┌────────

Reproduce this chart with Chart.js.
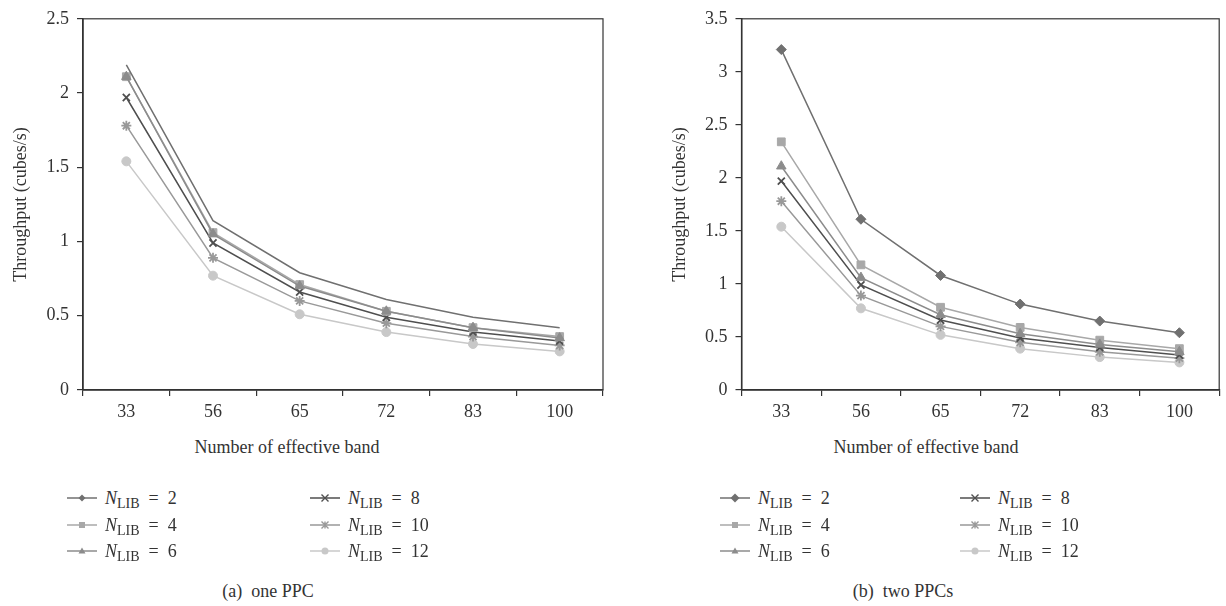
<!DOCTYPE html>
<html>
<head>
<meta charset="utf-8">
<script src="https://cdn.jsdelivr.net/npm/chart.js@4/dist/chart.umd.min.js"></script>
<style>
  body { margin: 0; width: 1226px; height: 606px; background: #fff; position: relative; overflow: hidden;
         font-family: "Liberation Serif", "DejaVu Serif", serif; color: #333; }
  .box { position: absolute; top: 0; height: 430px; }
  #boxA { left: 0; width: 612px; }
  #boxB { left: 612px; width: 614px; }
  .xtitle, .caption { position: absolute; font-size: 18px; white-space: nowrap; transform: translateX(-50%); line-height: 22px; }
  .xtitle { top: 436px; }
  .caption { top: 580px; }
  .item { position: absolute; height: 24px; display: flex; align-items: center; font-size: 18px; white-space: nowrap; }
  .item canvas { margin-right: 8px; }
  .item sub { font-size: 14px; font-style: normal; vertical-align: -4px; line-height: 0; }
</style>
</head>
<body>
<div class="box" id="boxA"><canvas id="chartA"></canvas></div>
<div class="box" id="boxB"><canvas id="chartB"></canvas></div>
<div class="xtitle" style="left:287px">Number of effective band</div>
<div class="xtitle" style="left:926px">Number of effective band</div>
<div id="legendA"></div>
<div id="legendB"></div>
<div class="caption" style="left:268px">(a)&nbsp; one PPC</div>
<div class="caption" style="left:903px">(b)&nbsp; two PPCs</div>
<script>
// categories and tick labels
const bands = ['33', '56', '65', '72', '83', '100'];
const yTicksA = [0, 0.5, 1, 1.5, 2, 2.5];
const yTicksB = [0, 0.5, 1, 1.5, 2, 2.5, 3, 3.5];
const nLib = [2, 4, 6, 8, 10, 12];

// (a) one PPC
const onePpc2 = [2.19, 1.14, 0.79, 0.61, 0.49, 0.42];
const onePpc4 = [2.11, 1.06, 0.71, 0.53, 0.42, 0.36];
const onePpc6 = [2.11, 1.05, 0.70, 0.53, 0.42, 0.35];
const onePpc8 = [1.97, 0.99, 0.66, 0.49, 0.39, 0.33];
const onePpc10 = [1.78, 0.89, 0.60, 0.45, 0.36, 0.30];
const onePpc12 = [1.54, 0.77, 0.51, 0.39, 0.31, 0.26];

// (b) two PPCs
const twoPpc2 = [3.21, 1.61, 1.08, 0.81, 0.65, 0.54];
const twoPpc4 = [2.34, 1.18, 0.78, 0.59, 0.47, 0.39];
const twoPpc6 = [2.11, 1.06, 0.71, 0.53, 0.43, 0.36];
const twoPpc8 = [1.97, 0.99, 0.66, 0.49, 0.40, 0.33];
const twoPpc10 = [1.78, 0.89, 0.60, 0.45, 0.36, 0.30];
const twoPpc12 = [1.54, 0.77, 0.52, 0.39, 0.31, 0.26];

// look of each N_LIB series (order: lower is drawn on top)
const seriesStyle = [
  { color: '#707070', point: 'rectRot', r: 5, order: 0 },
  { color: '#a8a8a8', point: 'rect', r: 5.5, order: 2 },
  { color: '#8c8c8c', point: 'triangle', r: 5.5, order: 1 },
  { color: '#4f4f4f', point: 'crossRot', r: 5, order: 3 },
  { color: '#999999', point: 'star', r: 5, order: 4 },
  { color: '#c8c8c8', point: 'circle', r: 4.5, order: 5 }
];

const axisColor = '#333';
const fontSpec = { family: '"Liberation Serif", serif', size: 18 };

// box round the plot area
const framePlugin = {
  id: 'frame',
  beforeDatasetsDraw(chart) {
    const { ctx, chartArea: a } = chart;
    ctx.save();
    ctx.strokeStyle = axisColor;
    ctx.lineWidth = 1.2;
    ctx.strokeRect(a.left, a.top, a.right - a.left, a.bottom - a.top);
    ctx.restore();
  }
};

function makeDatasets(seriesList, hideFirstPoints) {
  return seriesList.map((values, i) => {
    const s = seriesStyle[i];
    const lineOnly = hideFirstPoints && i === 0;
    return {
      label: 'N_LIB = ' + nLib[i],
      data: values,
      order: s.order,
      borderColor: s.color,
      backgroundColor: s.color,
      borderWidth: 1.5,
      pointStyle: s.point,
      pointRadius: lineOnly ? 0 : s.r,
      pointBorderWidth: (s.point === 'crossRot' || s.point === 'star') ? 1.8 : 1,
      pointBackgroundColor: s.color,
      pointBorderColor: s.color,
      tension: 0
    };
  });
}

function makeChart(canvasId, seriesList, yTicks, opts) {
  return new Chart(document.getElementById(canvasId), {
    type: 'line',
    data: { labels: bands, datasets: makeDatasets(seriesList, opts.hideFirstPoints) },
    options: {
      responsive: true,
      maintainAspectRatio: false,
      animation: false,
      layout: { padding: { top: 11, right: opts.padRight, left: 0, bottom: 0 } },
      plugins: { legend: { display: false }, tooltip: { enabled: false } },
      scales: {
        x: {
          offset: true,
          grid: { offset: true, drawOnChartArea: false, drawTicks: true, tickLength: 6, color: axisColor, lineWidth: 1.2 },
          border: { display: true, color: axisColor, width: 1.5 },
          ticks: { color: axisColor, font: fontSpec, padding: 5, maxRotation: 0 },
          afterFit: scale => { scale.height = 40; }
        },
        y: {
          min: 0,
          max: yTicks[yTicks.length - 1],
          afterBuildTicks: scale => { scale.ticks = yTicks.map(v => ({ value: v })); },
          grid: { drawOnChartArea: false, drawTicks: true, tickLength: 6, color: axisColor, lineWidth: 1.2 },
          border: { display: true, color: axisColor, width: 1.5 },
          ticks: { color: axisColor, font: fontSpec, padding: 8, callback: v => String(v) },
          title: { display: true, text: 'Throughput (cubes/s)', color: axisColor, font: fontSpec, padding: { top: opts.titlePad, bottom: 0 } },
          afterFit: scale => { scale.width = opts.yWidth; }
        }
      }
    },
    plugins: [framePlugin]
  });
}

makeChart('chartA', [onePpc2, onePpc4, onePpc6, onePpc8, onePpc10, onePpc12], yTicksA,
  { padRight: 9, yWidth: 83, titlePad: 10, hideFirstPoints: true });
makeChart('chartB', [twoPpc2, twoPpc4, twoPpc6, twoPpc8, twoPpc10, twoPpc12], yTicksB,
  { padRight: 2, yWidth: 129.5, titlePad: 57, hideFirstPoints: false });

// legend icons
function drawMarker(ctx, style, x, y, color, big) {
  const r = big ? 4.5 : 3.5;
  ctx.fillStyle = color;
  ctx.strokeStyle = color;
  ctx.lineWidth = 1.4;
  ctx.beginPath();
  if (style === 'rectRot') {
    ctx.moveTo(x, y - r); ctx.lineTo(x + r, y); ctx.lineTo(x, y + r); ctx.lineTo(x - r, y); ctx.closePath(); ctx.fill();
  } else if (style === 'rect') {
    ctx.rect(x - 3, y - 3, 6, 6); ctx.fill();
  } else if (style === 'triangle') {
    ctx.moveTo(x, y - r); ctx.lineTo(x + r, y + r * 0.7); ctx.lineTo(x - r, y + r * 0.7); ctx.closePath(); ctx.fill();
  } else if (style === 'crossRot') {
    ctx.moveTo(x - r, y - r); ctx.lineTo(x + r, y + r); ctx.moveTo(x + r, y - r); ctx.lineTo(x - r, y + r); ctx.stroke();
  } else if (style === 'star') {
    ctx.moveTo(x - r, y - r); ctx.lineTo(x + r, y + r); ctx.moveTo(x + r, y - r); ctx.lineTo(x - r, y + r);
    ctx.moveTo(x, y - r); ctx.lineTo(x, y + r); ctx.stroke();
  } else {
    ctx.arc(x, y, r, 0, Math.PI * 2); ctx.fill();
  }
}

function buildLegend(containerId, col1X, col2X, bigDiamond) {
  const box = document.getElementById(containerId);
  const rowY = [498, 525, 551];
  nLib.forEach((n, i) => {
    const s = seriesStyle[i];
    const item = document.createElement('div');
    item.className = 'item';
    item.style.left = (i < 3 ? col1X : col2X) + 'px';
    item.style.top = (rowY[i % 3] - 12) + 'px';
    const icon = document.createElement('canvas');
    icon.width = 30; icon.height = 14;
    const ctx = icon.getContext('2d');
    ctx.strokeStyle = s.color;
    ctx.lineWidth = 1.5;
    ctx.beginPath(); ctx.moveTo(0, 7); ctx.lineTo(30, 7); ctx.stroke();
    drawMarker(ctx, s.point, 15, 7, s.color, bigDiamond && i === 0);
    item.appendChild(icon);
    const label = document.createElement('span');
    label.innerHTML = '<i>N</i><sub>LIB</sub>&ensp;=&ensp;' + n;
    item.appendChild(label);
    box.appendChild(item);
  });
}

buildLegend('legendA', 67, 310, false);
buildLegend('legendB', 720, 960, true);
</script>
</body>
</html>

└────────

• _REQUIREMENT_
Please extract exactly the lines of the data, from the first through the line containing "const onePpc12 = [1.54, 0.77, 0.51, 0.39, 0.31, 0.26];", and add no pictures to the copy.

• _WRITTEN ANSWER_
Reproduce this chart with Chart.js.
<!DOCTYPE html>
<html>
<head>
<meta charset="utf-8">
<script src="https://cdn.jsdelivr.net/npm/chart.js@4/dist/chart.umd.min.js"></script>
<style>
  body { margin: 0; width: 1226px; height: 606px; background: #fff; position: relative; overflow: hidden;
         font-family: "Liberation Serif", "DejaVu Serif", serif; color: #333; }
  .box { position: absolute; top: 0; height: 430px; }
  #boxA { left: 0; width: 612px; }
  #boxB { left: 612px; width: 614px; }
  .xtitle, .caption { position: absolute; font-size: 18px; white-space: nowrap; transform: translateX(-50%); line-height: 22px; }
  .xtitle { top: 436px; }
  .caption { top: 580px; }
  .item { position: absolute; height: 24px; display: flex; align-items: center; font-size: 18px; white-space: nowrap; }
  .item canvas { margin-right: 8px; }
  .item sub { font-size: 14px; font-style: normal; vertical-align: -4px; line-height: 0; }
</style>
</head>
<body>
<div class="box" id="boxA"><canvas id="chartA"></canvas></div>
<div class="box" id="boxB"><canvas id="chartB"></canvas></div>
<div class="xtitle" style="left:287px">Number of effective band</div>
<div class="xtitle" style="left:926px">Number of effective band</div>
<div id="legendA"></div>
<div id="legendB"></div>
<div class="caption" style="left:268px">(a)&nbsp; one PPC</div>
<div class="caption" style="left:903px">(b)&nbsp; two PPCs</div>
<script>
// categories and tick labels
const bands = ['33', '56', '65', '72', '83', '100'];
const yTicksA = [0, 0.5, 1, 1.5, 2, 2.5];
const yTicksB = [0, 0.5, 1, 1.5, 2, 2.5, 3, 3.5];
const nLib = [2, 4, 6, 8, 10, 12];

// (a) one PPC
const onePpc2 = [2.19, 1.14, 0.79, 0.61, 0.49, 0.42];
const onePpc4 = [2.11, 1.06, 0.71, 0.53, 0.42, 0.36];
const onePpc6 = [2.11, 1.05, 0.70, 0.53, 0.42, 0.35];
const onePpc8 = [1.97, 0.99, 0.66, 0.49, 0.39, 0.33];
const onePpc10 = [1.78, 0.89, 0.60, 0.45, 0.36, 0.30];
const onePpc12 = [1.54, 0.77, 0.51, 0.39, 0.31, 0.26];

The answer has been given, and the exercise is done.